What the task requires:
Write out the whole listing word for word.

++++ Given data

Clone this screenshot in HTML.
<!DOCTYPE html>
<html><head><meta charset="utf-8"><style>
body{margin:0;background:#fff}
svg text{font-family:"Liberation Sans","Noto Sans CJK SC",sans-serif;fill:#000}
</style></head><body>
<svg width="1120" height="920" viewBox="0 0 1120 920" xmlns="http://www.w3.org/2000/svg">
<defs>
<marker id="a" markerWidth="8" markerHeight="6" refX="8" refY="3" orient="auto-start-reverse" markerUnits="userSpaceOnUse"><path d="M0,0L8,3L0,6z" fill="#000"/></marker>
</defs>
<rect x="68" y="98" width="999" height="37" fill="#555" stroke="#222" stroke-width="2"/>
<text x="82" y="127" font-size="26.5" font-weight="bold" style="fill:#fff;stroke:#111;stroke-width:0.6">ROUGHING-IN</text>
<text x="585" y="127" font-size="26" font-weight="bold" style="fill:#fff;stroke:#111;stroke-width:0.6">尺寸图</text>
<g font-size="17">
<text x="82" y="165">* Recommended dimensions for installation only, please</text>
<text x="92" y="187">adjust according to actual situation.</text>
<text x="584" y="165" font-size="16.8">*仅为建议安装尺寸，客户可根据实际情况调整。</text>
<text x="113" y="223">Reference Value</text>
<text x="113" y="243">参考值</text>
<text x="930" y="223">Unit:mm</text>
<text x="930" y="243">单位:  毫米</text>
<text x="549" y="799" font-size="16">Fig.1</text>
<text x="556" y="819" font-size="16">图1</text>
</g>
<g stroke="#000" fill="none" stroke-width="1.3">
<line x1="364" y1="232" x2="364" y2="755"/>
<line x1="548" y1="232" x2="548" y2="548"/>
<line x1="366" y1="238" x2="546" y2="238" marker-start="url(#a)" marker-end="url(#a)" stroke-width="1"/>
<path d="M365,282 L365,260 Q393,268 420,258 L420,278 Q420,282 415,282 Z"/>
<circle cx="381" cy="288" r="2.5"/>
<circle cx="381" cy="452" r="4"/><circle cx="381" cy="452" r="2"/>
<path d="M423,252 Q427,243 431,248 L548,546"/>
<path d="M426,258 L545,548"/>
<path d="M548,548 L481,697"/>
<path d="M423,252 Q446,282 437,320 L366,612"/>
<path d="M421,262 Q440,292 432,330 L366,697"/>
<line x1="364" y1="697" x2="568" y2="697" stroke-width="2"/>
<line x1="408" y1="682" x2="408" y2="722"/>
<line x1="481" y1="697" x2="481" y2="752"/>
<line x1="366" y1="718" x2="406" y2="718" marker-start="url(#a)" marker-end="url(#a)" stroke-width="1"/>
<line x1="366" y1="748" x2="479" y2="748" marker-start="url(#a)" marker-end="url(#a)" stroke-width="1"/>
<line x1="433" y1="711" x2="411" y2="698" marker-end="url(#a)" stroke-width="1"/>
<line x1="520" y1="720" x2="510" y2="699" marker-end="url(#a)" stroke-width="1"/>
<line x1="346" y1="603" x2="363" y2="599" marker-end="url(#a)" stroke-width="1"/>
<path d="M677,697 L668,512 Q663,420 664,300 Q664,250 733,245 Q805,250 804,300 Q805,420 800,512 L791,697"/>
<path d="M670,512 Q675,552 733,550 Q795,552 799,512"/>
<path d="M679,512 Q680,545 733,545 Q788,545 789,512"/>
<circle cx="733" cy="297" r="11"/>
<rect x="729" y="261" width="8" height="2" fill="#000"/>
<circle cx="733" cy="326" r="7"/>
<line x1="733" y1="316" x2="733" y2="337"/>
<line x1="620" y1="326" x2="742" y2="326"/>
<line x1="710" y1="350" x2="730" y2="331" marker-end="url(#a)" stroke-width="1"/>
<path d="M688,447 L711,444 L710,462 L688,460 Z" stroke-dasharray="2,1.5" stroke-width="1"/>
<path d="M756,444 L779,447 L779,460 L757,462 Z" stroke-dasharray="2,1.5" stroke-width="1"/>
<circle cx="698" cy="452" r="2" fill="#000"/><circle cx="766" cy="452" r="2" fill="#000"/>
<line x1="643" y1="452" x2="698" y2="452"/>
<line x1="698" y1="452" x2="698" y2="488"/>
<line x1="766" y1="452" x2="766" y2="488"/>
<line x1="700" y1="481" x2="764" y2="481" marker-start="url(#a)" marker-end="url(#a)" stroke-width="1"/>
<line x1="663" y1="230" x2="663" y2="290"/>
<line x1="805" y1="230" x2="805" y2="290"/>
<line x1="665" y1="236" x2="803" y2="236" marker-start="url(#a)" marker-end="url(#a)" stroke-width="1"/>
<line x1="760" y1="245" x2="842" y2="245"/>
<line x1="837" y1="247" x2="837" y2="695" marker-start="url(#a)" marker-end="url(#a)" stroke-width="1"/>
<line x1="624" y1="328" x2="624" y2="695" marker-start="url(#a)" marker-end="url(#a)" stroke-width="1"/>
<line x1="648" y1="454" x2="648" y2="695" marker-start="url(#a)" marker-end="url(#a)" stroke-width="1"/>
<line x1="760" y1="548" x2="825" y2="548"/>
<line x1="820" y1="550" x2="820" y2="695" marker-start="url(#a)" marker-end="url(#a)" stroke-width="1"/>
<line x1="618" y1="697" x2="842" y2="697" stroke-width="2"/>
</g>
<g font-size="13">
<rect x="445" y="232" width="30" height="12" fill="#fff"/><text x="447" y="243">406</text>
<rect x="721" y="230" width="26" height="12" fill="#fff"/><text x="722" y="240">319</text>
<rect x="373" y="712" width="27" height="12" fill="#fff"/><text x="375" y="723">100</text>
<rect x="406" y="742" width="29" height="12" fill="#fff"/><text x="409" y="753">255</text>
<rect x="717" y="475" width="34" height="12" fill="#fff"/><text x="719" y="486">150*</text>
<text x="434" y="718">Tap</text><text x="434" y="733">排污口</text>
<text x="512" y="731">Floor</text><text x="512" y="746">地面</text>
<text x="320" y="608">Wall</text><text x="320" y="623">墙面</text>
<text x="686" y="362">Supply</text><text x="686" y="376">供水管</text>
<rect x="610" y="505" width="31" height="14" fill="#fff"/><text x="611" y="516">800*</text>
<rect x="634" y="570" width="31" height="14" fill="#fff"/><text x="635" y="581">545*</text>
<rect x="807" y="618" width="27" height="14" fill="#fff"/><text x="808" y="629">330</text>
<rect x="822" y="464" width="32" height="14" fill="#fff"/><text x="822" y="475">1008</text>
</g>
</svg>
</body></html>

++++++++

Output for this exercise:
Clone this screenshot in HTML.
<!DOCTYPE html>
<html><head><meta charset="utf-8"><style>
body{margin:0;background:#fff}
svg text{font-family:"Liberation Sans","Noto Sans CJK SC",sans-serif;fill:#000}
</style></head><body>
<svg width="1120" height="920" viewBox="0 0 1120 920" xmlns="http://www.w3.org/2000/svg">
<defs>
<marker id="a" markerWidth="8" markerHeight="6" refX="8" refY="3" orient="auto-start-reverse" markerUnits="userSpaceOnUse"><path d="M0,0L8,3L0,6z" fill="#000"/></marker>
</defs>
<rect x="68" y="98" width="999" height="37" fill="#555" stroke="#222" stroke-width="2"/>
<text x="82" y="127" font-size="26.5" font-weight="bold" style="fill:#fff;stroke:#111;stroke-width:0.6">ROUGHING-IN</text>
<text x="585" y="127" font-size="26" font-weight="bold" style="fill:#fff;stroke:#111;stroke-width:0.6">尺寸图</text>
<g font-size="17">
<text x="82" y="165">* Recommended dimensions for installation only, please</text>
<text x="92" y="187">adjust according to actual situation.</text>
<text x="584" y="165" font-size="16.8">*仅为建议安装尺寸，客户可根据实际情况调整。</text>
<text x="113" y="223">Reference Value</text>
<text x="113" y="243">参考值</text>
<text x="930" y="223">Unit:mm</text>
<text x="930" y="243">单位:  毫米</text>
<text x="549" y="799" font-size="16">Fig.1</text>
<text x="556" y="819" font-size="16">图1</text>
</g>
<g stroke="#000" fill="none" stroke-width="1.3">
<line x1="364" y1="232" x2="364" y2="755"/>
<line x1="548" y1="232" x2="548" y2="548"/>
<line x1="366" y1="238" x2="546" y2="238" marker-start="url(#a)" marker-end="url(#a)" stroke-width="1"/>
<path d="M365,282 L365,260 Q393,268 420,258 L420,278 Q420,282 415,282 Z"/>
<circle cx="381" cy="288" r="2.5"/>
<circle cx="381" cy="452" r="4"/><circle cx="381" cy="452" r="2"/>
<path d="M423,252 Q427,243 431,248 L548,546"/>
<path d="M426,258 L545,548"/>
<path d="M548,548 L481,697"/>
<path d="M423,252 Q446,282 437,320 L366,612"/>
<path d="M421,262 Q440,292 432,330 L366,697"/>
<line x1="364" y1="697" x2="568" y2="697" stroke-width="2"/>
<line x1="408" y1="682" x2="408" y2="722"/>
<line x1="481" y1="697" x2="481" y2="752"/>
<line x1="366" y1="718" x2="406" y2="718" marker-start="url(#a)" marker-end="url(#a)" stroke-width="1"/>
<line x1="366" y1="748" x2="479" y2="748" marker-start="url(#a)" marker-end="url(#a)" stroke-width="1"/>
<line x1="433" y1="711" x2="411" y2="698" marker-end="url(#a)" stroke-width="1"/>
<line x1="520" y1="720" x2="510" y2="699" marker-end="url(#a)" stroke-width="1"/>
<line x1="346" y1="603" x2="363" y2="599" marker-end="url(#a)" stroke-width="1"/>
<path d="M677,697 L668,512 Q663,420 664,300 Q664,250 733,245 Q805,250 804,300 Q805,420 800,512 L791,697"/>
<path d="M670,512 Q675,552 733,550 Q795,552 799,512"/>
<path d="M679,512 Q680,545 733,545 Q788,545 789,512"/>
<circle cx="733" cy="297" r="11"/>
<rect x="729" y="261" width="8" height="2" fill="#000"/>
<circle cx="733" cy="326" r="7"/>
<line x1="733" y1="316" x2="733" y2="337"/>
<line x1="620" y1="326" x2="742" y2="326"/>
<line x1="710" y1="350" x2="730" y2="331" marker-end="url(#a)" stroke-width="1"/>
<path d="M688,447 L711,444 L710,462 L688,460 Z" stroke-dasharray="2,1.5" stroke-width="1"/>
<path d="M756,444 L779,447 L779,460 L757,462 Z" stroke-dasharray="2,1.5" stroke-width="1"/>
<circle cx="698" cy="452" r="2" fill="#000"/><circle cx="766" cy="452" r="2" fill="#000"/>
<line x1="643" y1="452" x2="698" y2="452"/>
<line x1="698" y1="452" x2="698" y2="488"/>
<line x1="766" y1="452" x2="766" y2="488"/>
<line x1="700" y1="481" x2="764" y2="481" marker-start="url(#a)" marker-end="url(#a)" stroke-width="1"/>
<line x1="663" y1="230" x2="663" y2="290"/>
<line x1="805" y1="230" x2="805" y2="290"/>
<line x1="665" y1="236" x2="803" y2="236" marker-start="url(#a)" marker-end="url(#a)" stroke-width="1"/>
<line x1="760" y1="245" x2="842" y2="245"/>
<line x1="837" y1="247" x2="837" y2="695" marker-start="url(#a)" marker-end="url(#a)" stroke-width="1"/>
<line x1="624" y1="328" x2="624" y2="695" marker-start="url(#a)" marker-end="url(#a)" stroke-width="1"/>
<line x1="648" y1="454" x2="648" y2="695" marker-start="url(#a)" marker-end="url(#a)" stroke-width="1"/>
<line x1="760" y1="548" x2="825" y2="548"/>
<line x1="820" y1="550" x2="820" y2="695" marker-start="url(#a)" marker-end="url(#a)" stroke-width="1"/>
<line x1="618" y1="697" x2="842" y2="697" stroke-width="2"/>
</g>
<g font-size="13">
<rect x="445" y="232" width="30" height="12" fill="#fff"/><text x="447" y="243">406</text>
<rect x="721" y="230" width="26" height="12" fill="#fff"/><text x="722" y="240">319</text>
<rect x="373" y="712" width="27" height="12" fill="#fff"/><text x="375" y="723">100</text>
<rect x="406" y="742" width="29" height="12" fill="#fff"/><text x="409" y="753">255</text>
<rect x="717" y="475" width="34" height="12" fill="#fff"/><text x="719" y="486">150*</text>
<text x="434" y="718">Tap</text><text x="434" y="733">排污口</text>
<text x="512" y="731">Floor</text><text x="512" y="746">地面</text>
<text x="320" y="608">Wall</text><text x="320" y="623">墙面</text>
<text x="686" y="362">Supply</text><text x="686" y="376">供水管</text>
<rect x="610" y="505" width="31" height="14" fill="#fff"/><text x="611" y="516">800*</text>
<rect x="634" y="570" width="31" height="14" fill="#fff"/><text x="635" y="581">545*</text>
<rect x="807" y="618" width="27" height="14" fill="#fff"/><text x="808" y="629">330</text>
<rect x="822" y="464" width="32" height="14" fill="#fff"/><text x="822" y="475">1008</text>
</g>
</svg>
</body></html>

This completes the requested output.